In normal cases however both number1 and number2 function in the same manner. It is true that for classical physics it is important that any number corresponds to a physical quantity and so physicists may prefer the ostensive numbers, while for pure mathematics only the relations between numbers are important. That does not mean that their numbers differ. They use numbers for slightly different ends. One can stress the differences or the similarities. But these considerations will not modify the use or the meaning of numbers. Extraordinary events like the impossibility to carry on an order may give rise to the question that the interlocutor of Wittgenstein asks: Now what do the words of this language signify? (PI §10) These words signify the kind of use they have. To ask if numbers1 differ or not from number2 is a metaphysical question that tries to go with the explanation further than is required by a normal use of language. This kind of questions is struggling for one right definition, for strict boundaries of a concept, strict boundaries that Wittgenstein dismissed by talking about family resemblance. Such a metaphysical question could bring about a new definition of numbers, that anyway adds nothing to the use of language as described in §9. Wittgenstein noted [that] an exciting new definition of number is of no philosophical concern (MS 110 (Vol. VI), 222). For if it is new, it is not a rule that we use and that guides us in our use of number-words (Baker & Hacker, 2005, 32n)
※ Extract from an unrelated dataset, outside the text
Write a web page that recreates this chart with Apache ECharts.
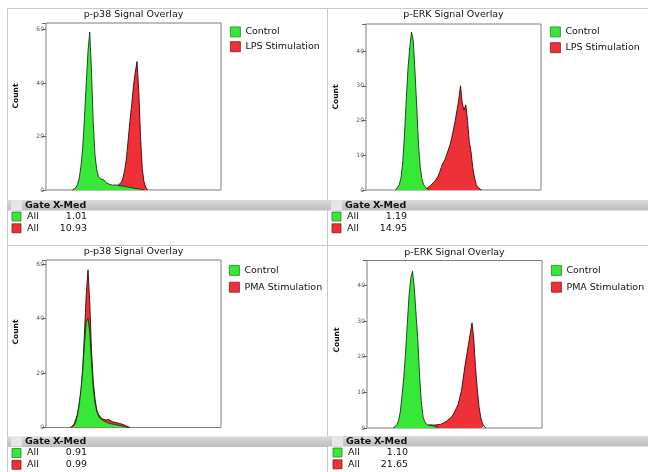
<!DOCTYPE html>
<html><head><meta charset="utf-8">
<script src="https://cdn.jsdelivr.net/npm/echarts@6/dist/echarts.min.js"></script>
<style>html,body{margin:0;padding:0;background:#fff}#c{width:648px;height:472px}</style>
</head><body><div id="c"></div>
<script>
// ---------- data ----------
const panelTitles = ['p-p38 Signal Overlay', 'p-ERK Signal Overlay', 'p-p38 Signal Overlay', 'p-ERK Signal Overlay'];
const controlName = 'Control';
const stimNames = ['LPS Stimulation', 'LPS Stimulation', 'PMA Stimulation', 'PMA Stimulation'];
const yMax = [62.4, 47.8, 61.6, 47.0];
const yInterval = [20, 10, 20, 10];
const xChannelMax = 100;

// panel 1: p-p38, control vs LPS
const ctrl1Start = 15;
const ctrl1Counts = [0, 0.3, 0.8, 2, 4.5, 9, 16, 27, 40, 52, 59, 44, 25, 13, 7.5, 5, 4.2, 3.5, 3.8, 2.9, 2.6, 2.2, 2.4, 1.8, 1.6, 1.9, 1.4, 1.6, 1.3, 1.5, 1.1, 1.2, 0.9, 1.0, 0.8, 0.7, 0.6, 0.5, 0.4, 0.3, 0.2, 0];
const stim1Start = 33;
const stim1Counts = [0, 0.4, 0.7, 0.9, 1.1, 0.9, 1.3, 1.5, 1.7, 2.2, 2.8, 4.5, 7.5, 12, 19, 26, 32, 39, 44, 48, 37, 20, 8, 3, 1, 0];

// panel 2: p-ERK, control vs LPS
const ctrl2Start = 17;
const ctrl2Counts = [0, 0.5, 1.5, 3.5, 8, 16, 26, 35, 41, 45.5, 43, 34, 24, 13, 6.5, 3, 1.5, 0.7, 0.3, 0];
const stim2Start = 33;
const stim2Counts = [0, 0.3, 0.6, 1.0, 1.4, 1.8, 2.3, 3.0, 3.8, 5.0, 6.5, 7.8, 8.6, 10, 11.5, 13, 15, 17.5, 20, 23, 26, 30, 25, 23, 24.5, 20, 14, 11, 6.5, 3.5, 1.5, 0.7, 0.3, 0];

// panel 3: p-p38, control vs PMA
const ctrl3Start = 15;
const ctrl3Counts = [0, 0.8, 2, 4.5, 8.5, 14, 21, 31, 39, 40, 35, 24, 14.5, 9, 6, 4.2, 3.3, 2.8, 2.4, 2.0, 1.8, 1.6, 1.4, 1.3, 1.1, 1.0, 0.9, 0.8, 0.6, 0.5, 0.4, 0.2, 0];
const stim3Start = 14;
const stim3Counts = [0, 0.4, 1.2, 3, 5, 9, 13.5, 22, 35, 49, 58, 46, 28, 17, 10.5, 6.5, 4.8, 4, 3.2, 3.4, 2.8, 2.6, 2.9, 2.3, 2.1, 2.4, 1.8, 2.0, 1.5, 1.3, 1.1, 0.8, 0.5, 0.2, 0];

// panel 4: p-ERK, control vs PMA
const ctrl4Start = 15;
const ctrl4Counts = [0, 0.3, 0.8, 2, 4.5, 9, 14, 21, 29, 37, 42, 44, 39.5, 32, 25, 15, 7.5, 3.2, 1.8, 1.0, 0.9, 0.7, 0.8, 0.6, 0.5, 0.3, 0];
const stim4Start = 32;
const stim4Counts = [0, 0.3, 0.5, 0.7, 0.9, 1.0, 0.8, 1.1, 0.9, 1.2, 1.0, 1.3, 1.5, 1.7, 2.1, 2.6, 3.0, 3.6, 4.5, 5.5, 6.5, 8.5, 10.5, 14, 17.5, 20.5, 23.5, 26.5, 29.5, 25, 17, 11, 6, 3, 1.2, 0.5, 0];

// stats tables
const tableHeader = ['Gate', 'X-Med'];
const gateNames = ['All', 'All'];
const xMedValues = [['1.01', '10.93'], ['1.19', '14.95'], ['0.91', '0.99'], ['1.10', '21.65']];

// ---------- layout / style ----------
const GREEN = '#38e838', RED = '#ee3038';
const GREEN_EDGE = '#123812', RED_EDGE = '#3a0606';
const TEXT = '#111';
const FONT = '"DejaVu Sans", Verdana, sans-serif';
const grids = [
  {left: 46, top: 23, width: 175, height: 167},
  {left: 366, top: 24, width: 175, height: 166},
  {left: 46, top: 260, width: 175, height: 167.5},
  {left: 367, top: 260.5, width: 175, height: 167.5}
];
const titleY = [10, 10, 247, 248];
const legendPos = [{left: 230, top: 26.5, gap: 4}, {left: 550, top: 26.5, gap: 5}, {left: 229, top: 265, gap: 6}, {left: 551, top: 265, gap: 6}];
const countPos = [[16, 96], [336, 97], [16, 332], [337, 340]];
const panelBox = [[7, 8, 327, 245], [327, 8, 648, 245], [7, 245, 327, 472], [327, 245, 648, 472]];
const tableX = [12, 332, 12, 333];
const tableY = [200, 200, 436.5, 436];

const ctrlSets = [[ctrl1Start, ctrl1Counts], [ctrl2Start, ctrl2Counts], [ctrl3Start, ctrl3Counts], [ctrl4Start, ctrl4Counts]];
const stimSets = [[stim1Start, stim1Counts], [stim2Start, stim2Counts], [stim3Start, stim3Counts], [stim4Start, stim4Counts]];
const pairs = (start, counts) => counts.map((c, i) => [start + i, c]);

const option = {
  animation: false,
  backgroundColor: '#fff',
  title: [], grid: [], xAxis: [], yAxis: [], series: [], legend: [], graphic: []
};

for (let p = 0; p < 4; p++) {
  const g = grids[p];
  option.grid.push({left: g.left, top: g.top, width: g.width, height: g.height, show: true,
    borderColor: '#7d7d7d', borderWidth: 1, backgroundColor: 'rgba(0,0,0,0)'});
  option.title.push({text: panelTitles[p], left: g.left + g.width / 2, top: titleY[p], textAlign: 'center', padding: 0,
    textStyle: {fontFamily: FONT, fontSize: 9.5, fontWeight: 'normal', color: TEXT}});
  option.xAxis.push({type: 'value', gridIndex: p, min: 0, max: xChannelMax,
    axisLine: {show: false}, axisTick: {show: false}, axisLabel: {show: false}, splitLine: {show: false}});
  const iv = yInterval[p];
  option.yAxis.push({type: 'value', gridIndex: p, min: 0, max: yMax[p], interval: iv,
    axisLine: {show: false},
    axisTick: {show: true, length: 4, lineStyle: {color: '#666', width: 1}},
    axisLabel: {fontSize: 6, color: '#555', margin: 2, fontFamily: FONT,
      formatter: v => (Math.abs(v % iv) < 1e-9 ? String(v) : '')},
    splitLine: {show: false}});
  option.series.push({type: 'line', name: stimNames[p], xAxisIndex: p, yAxisIndex: p,
    data: pairs(stimSets[p][0], stimSets[p][1]), symbol: 'none', silent: true, z: 2,
    lineStyle: {color: RED_EDGE, width: 0.9}, itemStyle: {color: RED}, areaStyle: {color: RED, opacity: 1}});
  option.series.push({type: 'line', name: controlName, xAxisIndex: p, yAxisIndex: p,
    data: pairs(ctrlSets[p][0], ctrlSets[p][1]), symbol: 'none', silent: true, z: 3,
    lineStyle: {color: GREEN_EDGE, width: 0.9}, itemStyle: {color: GREEN}, areaStyle: {color: GREEN, opacity: 1}});
  const lp = legendPos[p];
  option.legend.push({orient: 'vertical', left: lp.left, top: lp.top, padding: 0, itemGap: lp.gap,
    itemWidth: 10, itemHeight: 10, selectedMode: false,
    textStyle: {fontFamily: FONT, fontSize: 9.5, color: TEXT},
    data: [
      {name: controlName, icon: 'rect', itemStyle: {color: GREEN, borderColor: '#1f8a1f', borderWidth: 0.8}},
      {name: stimNames[p], icon: 'rect', itemStyle: {color: RED, borderColor: '#8a1a1a', borderWidth: 0.8}}
    ]});

  // panel frame
  const b = panelBox[p];
  option.graphic.push({type: 'rect', silent: true, z: 0, shape: {x: b[0] + 0.5, y: b[1] + 0.5, width: b[2] - b[0], height: b[3] - b[1]},
    style: {fill: 'none', stroke: '#c9c9c9', lineWidth: 1}});
  // Count label
  option.graphic.push({type: 'text', silent: true, x: countPos[p][0], y: countPos[p][1], rotation: Math.PI / 2,
    style: {text: 'Count', font: 'bold 7.5px ' + FONT, fill: TEXT, textAlign: 'center', textVerticalAlign: 'middle', align: 'center', verticalAlign: 'middle'}});
  // stats table header bar
  const tx = tableX[p], ty = tableY[p];
  option.graphic.push({type: 'rect', silent: true, z: 1, shape: {x: b[0], y: ty, width: b[2] - b[0], height: 10.5},
    style: {fill: new echarts.graphic.LinearGradient(0, 0, 0, 1, [{offset: 0, color: '#dadada'}, {offset: 1, color: '#bdbdbd'}])}});
  option.graphic.push({type: 'rect', silent: true, z: 2, shape: {x: tx - 1, y: ty + 0.5, width: 11, height: 9.5},
    style: {fill: '#e6e6e6'}});
  option.graphic.push({type: 'text', silent: true, z: 3, x: tx + 13, y: ty + 5.5,
    style: {text: tableHeader[0], font: 'bold 9.5px ' + FONT, fill: TEXT, textVerticalAlign: 'middle', verticalAlign: 'middle'}});
  option.graphic.push({type: 'text', silent: true, z: 3, x: tx + 41, y: ty + 5.5,
    style: {text: tableHeader[1], font: 'bold 9.5px ' + FONT, fill: TEXT, textVerticalAlign: 'middle', verticalAlign: 'middle'}});
  const rowColors = [[GREEN, '#1f8a1f'], [RED, '#8a1a1a']];
  for (let r = 0; r < 2; r++) {
    const ry = ty + 12 + r * 11.8;
    option.graphic.push({type: 'rect', silent: true, z: 3, shape: {x: tx, y: ry, width: 9, height: 9},
      style: {fill: rowColors[r][0], stroke: rowColors[r][1], lineWidth: 0.8}});
    option.graphic.push({type: 'text', silent: true, z: 3, x: tx + 15, y: ry + 4.5,
      style: {text: gateNames[r], font: '9.5px ' + FONT, fill: TEXT, textVerticalAlign: 'middle', verticalAlign: 'middle'}});
    option.graphic.push({type: 'text', silent: true, z: 3, x: tx + 75, y: ry + 4.5,
      style: {text: xMedValues[p][r], font: '9.5px ' + FONT, fill: TEXT, textAlign: 'right', align: 'right', textVerticalAlign: 'middle', verticalAlign: 'middle'}});
  }
}

const chart = echarts.init(document.getElementById('c'), null, {renderer: 'canvas'});
chart.setOption(option);
</script>
</body></html>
The 'significance of a word', say 'c', is an appropriate tool in distinguishing things inside one category, for example to say that 'c' signifies a different number, a different configuration, a different member of a series than 'd'. Also it may be used to distinguish between categories: 'c' cannot be a name for a building block. To state these differences does not require a sharp definition of numbers. It is part of the language-game that 'c' and 'd' are different and also that 'c' and 'slab' are different, yet 'different' in different ways. And to state this difference one does not have to have a metalanguage, a superior level of explanation. The competent speakers could state these differences without the need of a metaphysical theory that state a difficult entity for which the name stands. What 'c' signifies is not something outside the language-game, something hidden from the view of competent speakers. A competent speaker recognises the correct use of 'c' and can give definitions of 'c' by pointing or by counting objects.




Bibliography


Baker, G.P., Hacker, P.M.S. 2005. Wittgenstein: Understanding and Meaning, Part I: Essays. Blackwell.

Glock, H.J. 1999. A Wittgenstein dictionary. Blackwell.

Schroeder, S. 2006. Wittgenstein. The Way Out of the Fly-Bottle. Polity Press.

Wittgenstein, L. 1999. Philosophical Investigations. Blackwell.